Na verdade, o liberalismo brasileiro não deveria ter como fundamento uma transferência exata dos conceitos desenvolvidos na Europa do século 20 (ou 18, no caso de Adam Smith), mas uma adaptação à nossa realidade. Foi o que fez aquele que deveria ser o nosso modelo de pensamento liberal, o movimento abolicionista. O abolicionismo brasileiro foi um movimento liberal, fomentado e teorizado por liberais que leram os autores europeus e fizeram a interpretação necessária para um contexto de pobreza e escravidão. Para um liberal de direita como Joaquim Nabuco, sua liberdade individual não bastava: o país precisava ser livre e, mais do que isso, deveria trabalhar para superar o legado da escravidão. Disse ele, em O Abolicionismo:
“Quando mesmo a emancipação total fosse decretada amanhã, a liquidação desse regime só daria lugar a uma série infinita de questões, que só poderiam ser resolvidas de acordo com os interesses vitais do país pelo mesmo espírito de justiça e humanidade que dá vida ao abolicionismo. Depois que os últimos escravos houverem sido arrancados ao poder sinistro que representa para a raça negra a maldição da cor, será ainda preciso desbastar, por meio de uma educação viril e séria, a lenta estratificação de trezentos anos de cativeiro, isto é, de despotismo, superstição e ignorância. O processo natural pelo qual a escravidão fossilizou nos seus moldes a exuberante vitalidade do nosso povo durante todo o período de crescimento, e enquanto a nação não tiver consciência de que lhe é indispensável adaptar à liberdade cada um dos aparelhos do seu organismo de que a escravidão se apropriou, a obra desta irá por diante, mesmo quando não haja mais escravos.”

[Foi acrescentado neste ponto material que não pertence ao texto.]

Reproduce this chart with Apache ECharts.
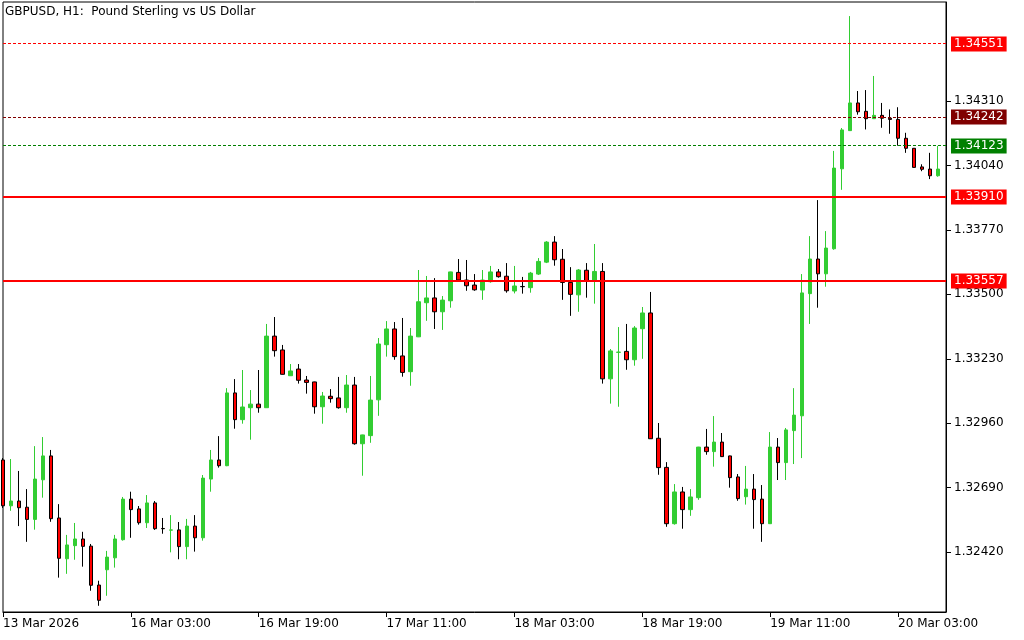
<!DOCTYPE html>
<html><head><meta charset="utf-8">
<script src="https://cdn.jsdelivr.net/npm/echarts@6/dist/echarts.min.js"></script>
<style>html,body{margin:0;padding:0;background:#fff}#c{width:1024px;height:640px}</style>
</head><body><div id="c"></div>
<script>
const titleText = 'GBPUSD, H1:  Pound Sterling vs US Dollar';

// Bar times: first bar 13 Mar 11:00, hourly, trading days only
const sessionDays = [13, 16, 17, 18, 19, 20];
const firstHour = 11;
const xTickLabels = ['13 Mar 2026','16 Mar 03:00','16 Mar 19:00','17 Mar 11:00','18 Mar 03:00','18 Mar 19:00','19 Mar 11:00','20 Mar 03:00'];
const xTickEvery = 16;

const opens = [
1.32806,1.32614,1.32634,1.32608,1.32557,1.32723,1.32823,1.32563,1.32392,1.32447,
1.32475,1.32445,1.32282,1.32346,1.32396,1.32472,1.32642,1.32601,1.32543,1.32626,
1.32519,1.32512,1.32513,1.32443,1.32529,1.32480,1.32726,1.32806,1.32782,1.33087,
1.32975,1.33025,1.33040,1.33025,1.33325,1.33267,1.33159,1.33187,1.33141,1.33133,
1.33029,1.33073,1.33066,1.33025,1.33120,1.32874,1.32908,1.33058,1.33289,1.33355,
1.33242,1.33176,1.33322,1.33465,1.33485,1.33427,1.33473,1.33592,1.33560,1.33539,
1.33518,1.33553,1.33594,1.33576,1.33514,1.33533,1.33528,1.33585,1.33635,1.33719,
1.33647,1.33550,1.33498,1.33601,1.33555,1.33596,1.33146,1.33257,1.33261,1.33226,
1.33356,1.33422,1.32897,1.32775,1.32539,1.32672,1.32598,1.32648,1.32860,1.32841,
1.32881,1.32823,1.32735,1.32652,1.32684,1.32642,1.32539,1.32860,1.32795,1.32929,
1.32991,1.33503,1.33648,1.33586,1.33691,1.34026,1.34186,1.34302,1.34267,1.34236,
1.34250,1.34238,1.34233,1.34154,1.34112,1.34034,1.34025,1.33997];
const closes = [
1.32614,1.32634,1.32606,1.32557,1.32726,1.32823,1.32560,1.32394,1.32450,1.32475,
1.32444,1.32281,1.32218,1.32399,1.32475,1.32642,1.32598,1.32543,1.32626,1.32518,
1.32518,1.32513,1.32443,1.32529,1.32480,1.32730,1.32806,1.32782,1.33087,1.32975,
1.33028,1.33040,1.33025,1.33325,1.33264,1.33165,1.33179,1.33140,1.33131,1.33029,
1.33074,1.33063,1.33025,1.33120,1.32874,1.32911,1.33057,1.33292,1.33355,1.33239,
1.33173,1.33325,1.33469,1.33485,1.33427,1.33476,1.33594,1.33560,1.33536,1.33519,
1.33560,1.33594,1.33574,1.33515,1.33535,1.33532,1.33589,1.33638,1.33719,1.33645,
1.33550,1.33500,1.33602,1.33555,1.33596,1.33146,1.33263,1.33258,1.33226,1.33359,
1.33422,1.32895,1.32774,1.32539,1.32672,1.32598,1.32651,1.32860,1.32841,1.32881,
1.32820,1.32732,1.32644,1.32684,1.32640,1.32539,1.32860,1.32795,1.32932,1.32994,
1.33506,1.33648,1.33586,1.33694,1.34029,1.34189,1.34302,1.34265,1.34236,1.34250,
1.34238,1.34233,1.34154,1.34112,1.34032,1.34024,1.33997,1.34025];
const lows = [
1.32605,1.32593,1.32529,1.32463,1.32514,1.32648,1.32547,1.32313,1.32329,1.32388,
1.32359,1.32258,1.32195,1.32237,1.32355,1.32468,1.32480,1.32535,1.32521,1.32513,
1.32497,1.32419,1.32390,1.32390,1.32422,1.32468,1.32673,1.32774,1.32780,1.32937,
1.32958,1.32891,1.33004,1.33024,1.33239,1.33164,1.33158,1.33126,1.33084,1.33000,
1.32958,1.33046,1.33021,1.33004,1.32870,1.32740,1.32878,1.32991,1.33239,1.33226,
1.33155,1.33117,1.33321,1.33389,1.33355,1.33351,1.33444,1.33559,1.33515,1.33515,
1.33477,1.33549,1.33570,1.33507,1.33504,1.33503,1.33507,1.33581,1.33631,1.33620,
1.33477,1.33410,1.33427,1.33486,1.33461,1.33126,1.33042,1.33029,1.33184,1.33201,
1.33230,1.32894,1.32744,1.32526,1.32535,1.32518,1.32572,1.32639,1.32828,1.32778,
1.32819,1.32690,1.32635,1.32619,1.32518,1.32463,1.32538,1.32722,1.32722,1.32789,
1.32814,1.33376,1.33444,1.33532,1.33687,1.33938,1.34185,1.34253,1.34191,1.34235,
1.34198,1.34173,1.34123,1.34093,1.34031,1.34016,1.33983,1.33993];
const highs = [
1.32814,1.32810,1.32760,1.32684,1.32864,1.32902,1.32848,1.32621,1.32492,1.32542,
1.32505,1.32454,1.32300,1.32425,1.32492,1.32651,1.32673,1.32613,1.32659,1.32634,
1.32563,1.32575,1.32546,1.32559,1.32575,1.32743,1.32848,1.32906,1.33107,1.33145,
1.33183,1.33099,1.33183,1.33376,1.33405,1.33288,1.33208,1.33208,1.33158,1.33134,
1.33091,1.33103,1.33154,1.33162,1.33154,1.32912,1.33158,1.33317,1.33388,1.33384,
1.33401,1.33359,1.33602,1.33577,1.33568,1.33493,1.33595,1.33648,1.33644,1.33585,
1.33602,1.33619,1.33606,1.33631,1.33619,1.33573,1.33594,1.33652,1.33723,1.33744,
1.33690,1.33614,1.33606,1.33631,1.33711,1.33631,1.33271,1.33363,1.33376,1.33367,
1.33447,1.33510,1.32961,1.32797,1.32705,1.32693,1.32684,1.32861,1.32936,1.32990,
1.32919,1.32824,1.32747,1.32781,1.32747,1.32701,1.32923,1.32898,1.32940,1.33107,
1.33585,1.33744,1.33895,1.33765,1.34101,1.34197,1.34666,1.34352,1.34356,1.34415,
1.34302,1.34275,1.34284,1.34177,1.34113,1.34045,1.34093,1.34122];

const yTicks = [1.32420, 1.32690, 1.32960, 1.33230, 1.33500, 1.33770, 1.34040, 1.34310];
const yMin = 1.32169, yMax = 1.34725;

const levels = [1.34551, 1.34242, 1.34123, 1.33910, 1.33557];
const levelColors = ['#ff0000', '#800000', '#008000', '#ff0000', '#ff0000'];
const levelDash = [[3,2], [3,2], [3,2], null, null];
const levelWidths = [1, 1, 1, 2, 2];

// categories
const categories = [];
(function(){
  let started = false;
  for (const d of sessionDays) {
    for (let h = 0; h < 24; h++) {
      if (!started) { if (d === sessionDays[0] && h === firstHour) started = true; else continue; }
      if (categories.length < opens.length) categories.push(d + ' Mar ' + String(h).padStart(2,'0') + ':00');
    }
  }
  categories.push('');
})();

const ohlc = opens.map((o, i) => [o, closes[i], lows[i], highs[i]]);
const FONT = 'DejaVu Sans';

const chart = echarts.init(document.getElementById('c'), null, {renderer: 'canvas'});
chart.setOption({
  animation: false,
  backgroundColor: '#ffffff',
  title: {
    text: titleText, left: 5, top: 6, padding: 0,
    textStyle: {fontFamily: FONT, fontSize: 12, fontWeight: 'normal', color: '#000'}
  },
  grid: {
    left: 2, right: 78, top: 2, bottom: 28,
    show: true, borderColor: '#000', borderWidth: 1, backgroundColor: '#fff'
  },
  xAxis: {
    type: 'category',
    data: categories,
    boundaryGap: false,
    axisLine: {show: true, lineStyle: {color: '#000', width: 1}},
    axisTick: {show: true, length: 5, lineStyle: {color: '#000'}, interval: (i) => i % xTickEvery === 0 && i < opens.length},
    axisLabel: {
      interval: (i) => i % xTickEvery === 0 && i < opens.length,
      formatter: (v, i) => xTickLabels[Math.round(i / xTickEvery)] || '',
      align: 'left', margin: 6,
      color: '#000', fontFamily: FONT, fontSize: 12
    },
    splitLine: {show: false}
  },
  yAxis: {
    type: 'value',
    position: 'right',
    min: yMin, max: yMax,
    scale: true,
    axisLine: {show: true, lineStyle: {color: '#000', width: 1}},
    axisTick: {show: true, length: 5, lineStyle: {color: '#000'}, customValues: yTicks},
    axisLabel: {
      customValues: yTicks,
      formatter: (v) => v.toFixed(5),
      margin: 8, color: '#000', fontFamily: FONT, fontSize: 12
    },
    splitLine: {show: false}
  },
  series: [{
    type: 'candlestick',
    data: ohlc,
    barWidth: 4,
    clip: true,
    silent: true,
    z: 2,
    itemStyle: {
      color: '#32cd32', color0: '#ff0000',
      borderColor: '#32cd32', borderColor0: '#000000',
      borderWidth: 1
    },
    emphasis: {disabled: true}
  }, {
    type: 'custom',
    name: 'levels',
    coordinateSystem: 'cartesian2d',
    clip: false,
    silent: true,
    z: 5,
    data: levels.map((v) => [0, v]),
    encode: {x: 0, y: 1},
    renderItem: function (params, api) {
      const cs = params.coordSys;
      const i = params.dataIndex;
      const v = api.value(1);
      const y = api.coord([0, v])[1];
      const w = levelWidths[i];
      const col = levelColors[i];
      const top = Math.round(y - w / 2);
      const children = [];
      const dash = levelDash[i];
      if (dash) {
        for (let x = cs.x; x < cs.x + cs.width; x += dash[0] + dash[1]) {
          children.push({
            type: 'rect',
            shape: {x: x, y: top, width: Math.min(dash[0], cs.x + cs.width - x), height: w},
            style: {fill: col}
          });
        }
      } else {
        children.push({
          type: 'rect',
          shape: {x: cs.x, y: top, width: cs.width, height: w},
          style: {fill: col}
        });
      }
      children.push({
        type: 'text',
        x: cs.x + cs.width + 5,
        y: Math.round(y),
        style: {
          text: v.toFixed(5),
          fill: '#ffffff',
          backgroundColor: col,
          padding: [2, 3, 1, 3],
          font: '12px "DejaVu Sans"',
          align: 'left',
          verticalAlign: 'middle'
        }
      });
      return {type: 'group', children: children};
    }
  }]
});
</script>
</body></html>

O liberal de direita José Bonifácio de Andrada e Silva, em sua Representação à Assembleia Geral Constituinte e legislativa do Império do Brasil sobre a escravatura, de 1825, dirá: “Se os negros são homens como nós, e não formam uma espécie de brutos animais; se sentem e pensam como nós, que quadro de dor e de miséria não apresentam eles à imaginação de qualquer homem sensível e cristão? Se os gemidos de um bruto nos condoem, é impossível que deixemos de sentir também certa dor simpática com as desgraças e misérias dos escravos; mas tal é o efeito do costume e a voz da cobiça que veem homens correr lágrimas de outros homens sem que estas lhes espremam dos olhos uma só gota de compaixão e de ternura. Mas a cobiça não sente nem discorre como a razão e a humanidade”. Ou, em outra ocasião: “Que valem títulos, dignidade e honras dados sem justiça, e como paga da escravidão e dos vícios?”
E o liberal de direita José da Silva Lisboa, o Visconde de Cairu, dirá, em seu Da liberdade do trabalho: “É portanto essencial à riqueza do Estado que se deixe a cada um pleno arbítrio, não só na escolha da sua profissão, e modo de vida, dirigido unicamente pela ordinária prudência, e afeto dos pais, senão também na mudança de umas para outras ocupações, que tiverem entre si afinidade e analogia, segundo as circunstâncias; removendo-se por este modo a obstrução do trabalho e indústria, que retém em muitos países grande número de indivíduos na miséria, com desonrada humanidade, e imensa diminuição da pública opulência, e felicidade social”. Ou, ainda, o maior dos liberais brasileiros, o já citado Rebouças, que, no seu projeto para o pós-abolição defendia a realização de uma – pasme, caro liberal – reforma agrária e, dentre outras coisa, que se promovesse, por exemplo, “a descentralização governamental, reduzindo o governo imperial aos indispensáveis serviços públicos de justiça, segurança interna e externa, dívida nacional e relações internacionais; e a liberdade de comércio e a abolição de todos os direitos protecionistas à liberdade de indústria, à liberdade bancária, à liberdade de trabalho mental”. Tudo isso com os grandes latifundiários arrendando parte de suas terras aos ex-escravos para a consolidação de uma produção em escala. Tudo isso fundamentado em autores clássicos do liberalismo como Adam Smith, Frédéric Bastiat e Jean-Baptiste Say.
Por isso defendo que o modelo de liberalismo brasileiro seja baseado não diretamente nos autores europeus, mas na grande tradição liberal brasileira do séc. 19, atentando para nossa realidade e para os nossos problemas, que são enormes – tão enormes quanto nosso país. Escapar e combater o discurso revolucionário exige que finquemos os pés na realidade e saibamos adaptar os conceitos às nuances que a situação concreta exige. Lembremos que Adam Smith escreveu primeiro a Teoria dos sentimentos morais – na qual afirma, logo de início, que “por mais egoísta que se supõe o homem, evidentemente há alguns princípios em sua natureza que o fazem interessar-se pela sorte de outros, e considerar a felicidade deles necessária para si mesmo” –, para só depois escrever A riqueza das nações. Compreendendo isso, sairemos da lógica nefasta do liberdade para mim, miséria para você.